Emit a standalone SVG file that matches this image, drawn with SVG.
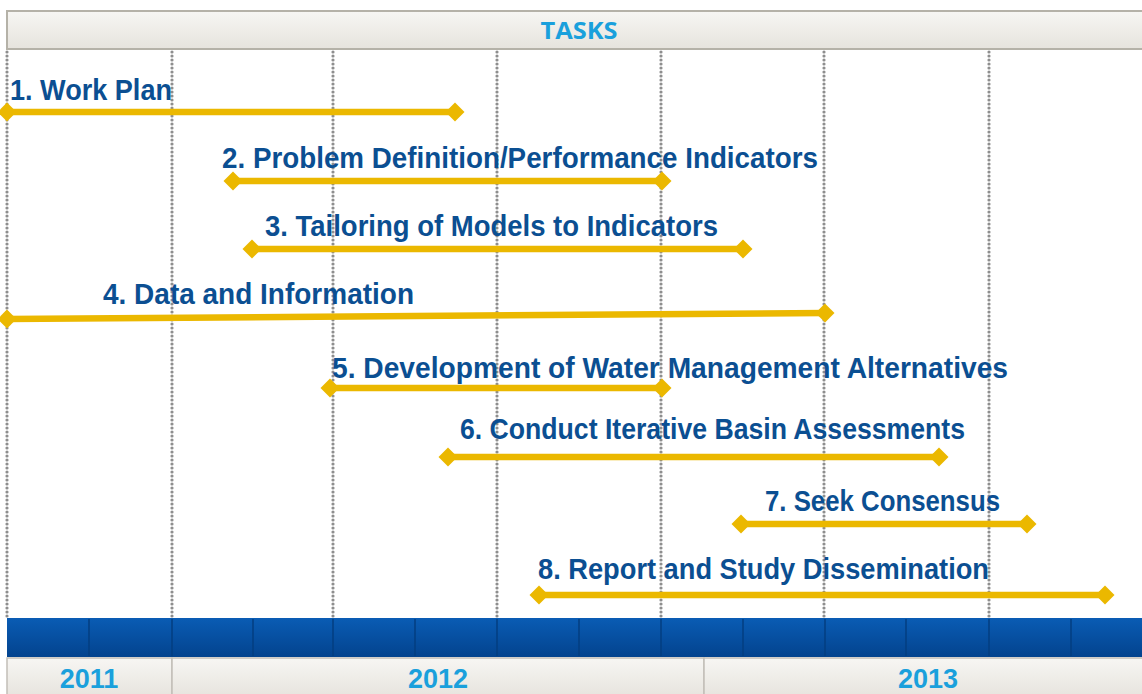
<svg xmlns="http://www.w3.org/2000/svg" width="1142" height="694" viewBox="0 0 1142 694">
<style>
.grid{stroke:#8e8e8e;stroke-width:3.2;stroke-dasharray:0 4;stroke-linecap:round;fill:none}
.bar{stroke:#ebb800;stroke-width:6.5;fill:none;marker-start:url(#dia);marker-end:url(#dia)}
.lbl{font-family:"Liberation Sans",Arial,sans-serif;font-weight:bold;font-size:30px;fill:#0b4f92}
.yr{font-family:"Liberation Sans",Arial,sans-serif;font-weight:bold;font-size:27px;fill:#1aa0dc;text-anchor:middle}
.sep{stroke:#033e80;stroke-width:1.5}
</style>
<defs>
<linearGradient id="hdr" x1="0" y1="0" x2="0" y2="1"><stop offset="0" stop-color="#f7f6f3"/><stop offset="1" stop-color="#e6e3dd"/></linearGradient>
<linearGradient id="blue" x1="0" y1="0" x2="0" y2="1"><stop offset="0" stop-color="#0a5cb4"/><stop offset="1" stop-color="#03438e"/></linearGradient>
<marker id="dia" viewBox="-10 -10 20 20" markerWidth="20" markerHeight="20" markerUnits="userSpaceOnUse" refX="0" refY="0" orient="auto"><path d="M-9.5 0 L0 -9.5 L9.5 0 L0 9.5Z" fill="#ebb800"/></marker>
</defs>
<g id="header">
<rect x="7" y="11" width="1140" height="38" fill="url(#hdr)" stroke="#b5b2a8" stroke-width="2"/>
<text x="579" y="39" font-family="'Open Sans','Liberation Sans',sans-serif" font-size="23" font-weight="bold" fill="#1aa0dc" text-anchor="middle" textLength="77" lengthAdjust="spacingAndGlyphs">TASKS</text>
</g>
<g id="grid">
<line class="grid" x1="7" y1="52" x2="7" y2="618"/>
<line class="grid" x1="172" y1="52" x2="172" y2="618"/>
<line class="grid" x1="333" y1="52" x2="333" y2="618"/>
<line class="grid" x1="497" y1="52" x2="497" y2="618"/>
<line class="grid" x1="661" y1="52" x2="661" y2="618"/>
<line class="grid" x1="824" y1="52" x2="824" y2="618"/>
<line class="grid" x1="989" y1="52" x2="989" y2="618"/>
</g>
<g id="timeline">
<rect x="7" y="618" width="1140" height="39" fill="url(#blue)"/>
<line class="sep" x1="89" y1="619" x2="89" y2="656"/>
<line class="sep" x1="172" y1="619" x2="172" y2="656"/>
<line class="sep" x1="253" y1="619" x2="253" y2="656"/>
<line class="sep" x1="333" y1="619" x2="333" y2="656"/>
<line class="sep" x1="415" y1="619" x2="415" y2="656"/>
<line class="sep" x1="497" y1="619" x2="497" y2="656"/>
<line class="sep" x1="579" y1="619" x2="579" y2="656"/>
<line class="sep" x1="661" y1="619" x2="661" y2="656"/>
<line class="sep" x1="743" y1="619" x2="743" y2="656"/>
<line class="sep" x1="825" y1="619" x2="825" y2="656"/>
<line class="sep" x1="906" y1="619" x2="906" y2="656"/>
<line class="sep" x1="989" y1="619" x2="989" y2="656"/>
<line class="sep" x1="1071" y1="619" x2="1071" y2="656"/>
</g>
<g id="years">
<rect x="7" y="658" width="165" height="40" fill="url(#hdr)" stroke="#c2bfb8" stroke-width="1.5"/>
<rect x="172" y="658" width="532" height="40" fill="url(#hdr)" stroke="#c2bfb8" stroke-width="1.5"/>
<rect x="704" y="658" width="442" height="40" fill="url(#hdr)" stroke="#c2bfb8" stroke-width="1.5"/>
<text class="yr" x="89" y="688">2011</text>
<text class="yr" x="438" y="688">2012</text>
<text class="yr" x="928" y="688">2013</text>
</g>
<g id="connectors">
<line class="bar" x1="7" y1="112" x2="455" y2="112"/>
<line class="bar" x1="233" y1="181" x2="662" y2="181"/>
<line class="bar" x1="252" y1="249" x2="743" y2="249"/>
<line class="bar" x1="7" y1="319" x2="825" y2="313"/>
<line class="bar" x1="330" y1="388" x2="662" y2="388"/>
<line class="bar" x1="448" y1="457" x2="939" y2="457"/>
<line class="bar" x1="741" y1="524" x2="1027" y2="524"/>
<line class="bar" x1="539" y1="595" x2="1105" y2="595"/>
</g>
<g id="task1"><text class="lbl" x="10" y="100" textLength="162" lengthAdjust="spacingAndGlyphs">1. Work Plan</text></g>
<g id="task2"><text class="lbl" x="222" y="168" textLength="596" lengthAdjust="spacingAndGlyphs">2. Problem Definition/Performance Indicators</text></g>
<g id="task3"><text class="lbl" x="265" y="236" textLength="453" lengthAdjust="spacingAndGlyphs">3. Tailoring of Models to Indicators</text></g>
<g id="task4"><text class="lbl" x="103" y="304" textLength="311" lengthAdjust="spacingAndGlyphs">4. Data and Information</text></g>
<g id="task5"><text class="lbl" x="332" y="378" textLength="676" lengthAdjust="spacingAndGlyphs">5. Development of Water Management Alternatives</text></g>
<g id="task6"><text class="lbl" x="460" y="439" textLength="505" lengthAdjust="spacingAndGlyphs">6. Conduct Iterative Basin Assessments</text></g>
<g id="task7"><text class="lbl" x="765" y="511" textLength="235" lengthAdjust="spacingAndGlyphs">7. Seek Consensus</text></g>
<g id="task8"><text class="lbl" x="538" y="579" textLength="451" lengthAdjust="spacingAndGlyphs">8. Report and Study Dissemination</text></g>
</svg>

________

Leave out the pictures and transcribe everything else exactly.

**Solution to this task:**
Emit a standalone SVG file that matches this image, drawn with SVG.
<svg xmlns="http://www.w3.org/2000/svg" width="1142" height="694" viewBox="0 0 1142 694">
<style>
.grid{stroke:#8e8e8e;stroke-width:3.2;stroke-dasharray:0 4;stroke-linecap:round;fill:none}
.bar{stroke:#ebb800;stroke-width:6.5;fill:none;marker-start:url(#dia);marker-end:url(#dia)}
.lbl{font-family:"Liberation Sans",Arial,sans-serif;font-weight:bold;font-size:30px;fill:#0b4f92}
.yr{font-family:"Liberation Sans",Arial,sans-serif;font-weight:bold;font-size:27px;fill:#1aa0dc;text-anchor:middle}
.sep{stroke:#033e80;stroke-width:1.5}
</style>
<defs>
<linearGradient id="hdr" x1="0" y1="0" x2="0" y2="1"><stop offset="0" stop-color="#f7f6f3"/><stop offset="1" stop-color="#e6e3dd"/></linearGradient>
<linearGradient id="blue" x1="0" y1="0" x2="0" y2="1"><stop offset="0" stop-color="#0a5cb4"/><stop offset="1" stop-color="#03438e"/></linearGradient>
<marker id="dia" viewBox="-10 -10 20 20" markerWidth="20" markerHeight="20" markerUnits="userSpaceOnUse" refX="0" refY="0" orient="auto"><path d="M-9.5 0 L0 -9.5 L9.5 0 L0 9.5Z" fill="#ebb800"/></marker>
</defs>
<g id="header">
<rect x="7" y="11" width="1140" height="38" fill="url(#hdr)" stroke="#b5b2a8" stroke-width="2"/>
<text x="579" y="39" font-family="'Open Sans','Liberation Sans',sans-serif" font-size="23" font-weight="bold" fill="#1aa0dc" text-anchor="middle" textLength="77" lengthAdjust="spacingAndGlyphs">TASKS</text>
</g>
<g id="grid">
<line class="grid" x1="7" y1="52" x2="7" y2="618"/>
<line class="grid" x1="172" y1="52" x2="172" y2="618"/>
<line class="grid" x1="333" y1="52" x2="333" y2="618"/>
<line class="grid" x1="497" y1="52" x2="497" y2="618"/>
<line class="grid" x1="661" y1="52" x2="661" y2="618"/>
<line class="grid" x1="824" y1="52" x2="824" y2="618"/>
<line class="grid" x1="989" y1="52" x2="989" y2="618"/>
</g>
<g id="timeline">
<rect x="7" y="618" width="1140" height="39" fill="url(#blue)"/>
<line class="sep" x1="89" y1="619" x2="89" y2="656"/>
<line class="sep" x1="172" y1="619" x2="172" y2="656"/>
<line class="sep" x1="253" y1="619" x2="253" y2="656"/>
<line class="sep" x1="333" y1="619" x2="333" y2="656"/>
<line class="sep" x1="415" y1="619" x2="415" y2="656"/>
<line class="sep" x1="497" y1="619" x2="497" y2="656"/>
<line class="sep" x1="579" y1="619" x2="579" y2="656"/>
<line class="sep" x1="661" y1="619" x2="661" y2="656"/>
<line class="sep" x1="743" y1="619" x2="743" y2="656"/>
<line class="sep" x1="825" y1="619" x2="825" y2="656"/>
<line class="sep" x1="906" y1="619" x2="906" y2="656"/>
<line class="sep" x1="989" y1="619" x2="989" y2="656"/>
<line class="sep" x1="1071" y1="619" x2="1071" y2="656"/>
</g>
<g id="years">
<rect x="7" y="658" width="165" height="40" fill="url(#hdr)" stroke="#c2bfb8" stroke-width="1.5"/>
<rect x="172" y="658" width="532" height="40" fill="url(#hdr)" stroke="#c2bfb8" stroke-width="1.5"/>
<rect x="704" y="658" width="442" height="40" fill="url(#hdr)" stroke="#c2bfb8" stroke-width="1.5"/>
<text class="yr" x="89" y="688">2011</text>
<text class="yr" x="438" y="688">2012</text>
<text class="yr" x="928" y="688">2013</text>
</g>
<g id="connectors">
<line class="bar" x1="7" y1="112" x2="455" y2="112"/>
<line class="bar" x1="233" y1="181" x2="662" y2="181"/>
<line class="bar" x1="252" y1="249" x2="743" y2="249"/>
<line class="bar" x1="7" y1="319" x2="825" y2="313"/>
<line class="bar" x1="330" y1="388" x2="662" y2="388"/>
<line class="bar" x1="448" y1="457" x2="939" y2="457"/>
<line class="bar" x1="741" y1="524" x2="1027" y2="524"/>
<line class="bar" x1="539" y1="595" x2="1105" y2="595"/>
</g>
<g id="task1"><text class="lbl" x="10" y="100" textLength="162" lengthAdjust="spacingAndGlyphs">1. Work Plan</text></g>
<g id="task2"><text class="lbl" x="222" y="168" textLength="596" lengthAdjust="spacingAndGlyphs">2. Problem Definition/Performance Indicators</text></g>
<g id="task3"><text class="lbl" x="265" y="236" textLength="453" lengthAdjust="spacingAndGlyphs">3. Tailoring of Models to Indicators</text></g>
<g id="task4"><text class="lbl" x="103" y="304" textLength="311" lengthAdjust="spacingAndGlyphs">4. Data and Information</text></g>
<g id="task5"><text class="lbl" x="332" y="378" textLength="676" lengthAdjust="spacingAndGlyphs">5. Development of Water Management Alternatives</text></g>
<g id="task6"><text class="lbl" x="460" y="439" textLength="505" lengthAdjust="spacingAndGlyphs">6. Conduct Iterative Basin Assessments</text></g>
<g id="task7"><text class="lbl" x="765" y="511" textLength="235" lengthAdjust="spacingAndGlyphs">7. Seek Consensus</text></g>
<g id="task8"><text class="lbl" x="538" y="579" textLength="451" lengthAdjust="spacingAndGlyphs">8. Report and Study Dissemination</text></g>
</svg>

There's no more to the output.